For Harris, so far, so good. And in no way is the election currently a close one, but it could be. According to the Economist's own election model as of mid-August, Donald Trump stands more than a one in ten chance at keeping hold of the White House. Biden’s far and out the favourite in enough states to give him a comfortable win, but there’s a range of reasonably likely outcomes for Trump to sneak through, meaning the race could come down to the margins.

It is in those margins that Kamala Harris could prove decisive. Non-white voters are a rapidly growing share of the US electorate. In Michigan and Wisconsin, studies have suggested falling black turnout may have helped propel Trump to take the states. 

As many as one in four black Biden supporters told a YouGov poll that Biden’s VP pick would prove instrumental in whether they’ll be sticking with him come November. With more recent surveys showing an overwhelming endorsement from African American voters for the pick – with the latest Morning Consult survey showing support surging from 50 per cent to 70 per cent, the initial news for Biden and Harris is good.

But is it enough? Hillary Clinton recorded strong support among black voters too, but the number that turned out to vote was nonetheless still a substantial fall on 2012.

The key, therefore, might lie in enthusiasm. Clinton’s supporters weren’t huge about voting for her. Just 45 per cent of her supporters in an October 2016 poll remarked on being enthusiastic about the race. This was in stark contrast to Trump supporters, at 53 per cent.

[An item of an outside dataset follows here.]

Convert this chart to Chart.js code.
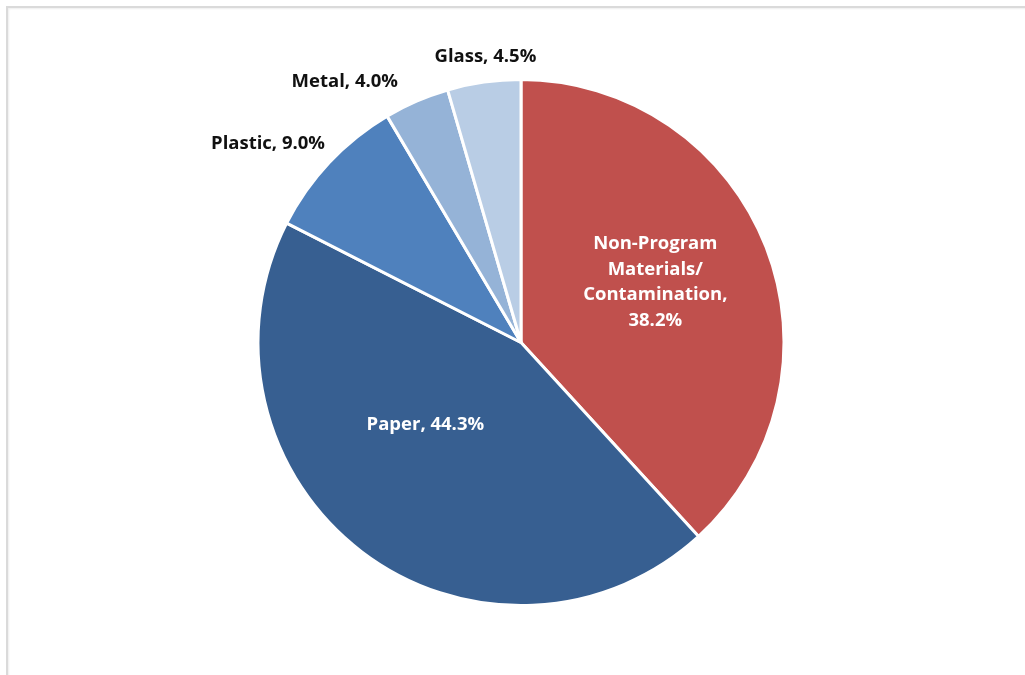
<!DOCTYPE html>
<html>
<head>
<meta charset="utf-8">
<script src="https://cdn.jsdelivr.net/npm/chart.js@4"></script>
<style>
  html, body { margin: 0; padding: 0; background: #fff; overflow: hidden; }
  #frame {
    position: absolute; left: 6px; top: 6px; width: 1040px; height: 700px;
    border: 2px solid #dadada; box-shadow: inset 1px 1px 2px #eee;
  }
  #wrap { position: absolute; left: 0; top: 0; width: 1025px; height: 675px; }
</style>
</head>
<body>
<div id="frame"></div>
<div id="wrap"><canvas id="pie-chart"></canvas></div>
<script>
//chart data
const categories = ['Non-Program Materials/ Contamination', 'Paper', 'Plastic', 'Metal', 'Glass'];
const labelLines = [['Non-Program', 'Materials/', 'Contamination,', '38.2%'], ['Paper, 44.3%'], ['Plastic, 9.0%'], ['Metal, 4.0%'], ['Glass, 4.5%']];
const shares = [38.2, 44.3, 9.0, 4.0, 4.5];
const sliceColors = ['#c0504d', '#375f91', '#4f81bd', '#95b3d7', '#b9cde5'];

//label placement relative to each arc: radius factor and angle shift (deg)
const labelPlace = [
    { f: 0.56, da: -3, color: '#ffffff' },
    { f: 0.48, da: 12, color: '#ffffff' },
    { f: 1.224, da: -5, color: '#111111' },
    { f: 1.198, da: -10.6, color: '#111111' },
    { f: 1.095, da: 1, color: '#111111' },
];

const sliceLabels = {
    id: 'sliceLabels',
    afterDatasetsDraw(chart) {
        const ctx = chart.ctx;
        const arcs = chart.getDatasetMeta(0).data;
        ctx.save();
        ctx.font = 'bold 18.5px "Open Sans", Lato, sans-serif';
        ctx.textAlign = 'center';
        ctx.textBaseline = 'middle';
        arcs.forEach((arc, i) => {
            const p = arc.getProps(['x', 'y', 'startAngle', 'endAngle', 'outerRadius'], true);
            const ang = (p.startAngle + p.endAngle) / 2 + labelPlace[i].da * Math.PI / 180;
            const d = p.outerRadius * labelPlace[i].f;
            const cx = p.x + Math.cos(ang) * d;
            const cy = p.y + Math.sin(ang) * d;
            const lines = labelLines[i];
            const lh = 25.5;
            ctx.fillStyle = labelPlace[i].color;
            lines.forEach((line, j) => {
                ctx.fillText(line, cx, cy + (j - (lines.length - 1) / 2) * lh);
            });
        });
        ctx.restore();
    }
};

const config = {
    type: 'pie',
    data: {
        labels: categories,
        datasets: [{
            data: shares,
            backgroundColor: sliceColors,
            borderColor: '#ffffff',
            borderWidth: 3,
        }],
    },
    options: {
        responsive: true,
        maintainAspectRatio: false,
        animation: false,
        layout: { padding: { top: 78, bottom: 68, left: 17, right: 0 } },
        plugins: {
            legend: { display: false },
            tooltip: { enabled: false },
        },
    },
    plugins: [sliceLabels],
};

new Chart(document.getElementById('pie-chart'), config);
</script>
</body>
</html>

So how does enthusiasm in 2020 stack up? Well, it’s mixed. In a July Morning Consult poll, those favourable to Trump were more likely to be enthusiastic about their vote than those that are unfavourable, but those that voted Clinton in 2016 are much more likely to be "extremely enthusiastic" about voting this time round than those that voted Trump. Black voters are just as enthusiastic about voting as whites, and non-voters from 2016 are showing some degree of enthusiasm too.

We don’t yet have any comparable data for August post-Harris, but it would be within the realms of likelihood that her announcement would have boosted the levels of enthusiasm among black voters. On the ground, reports from Michigan suggest interest in this election is increasing among black voters, and if that’s happening, then the numbers, so far, are looking good for Bidenland.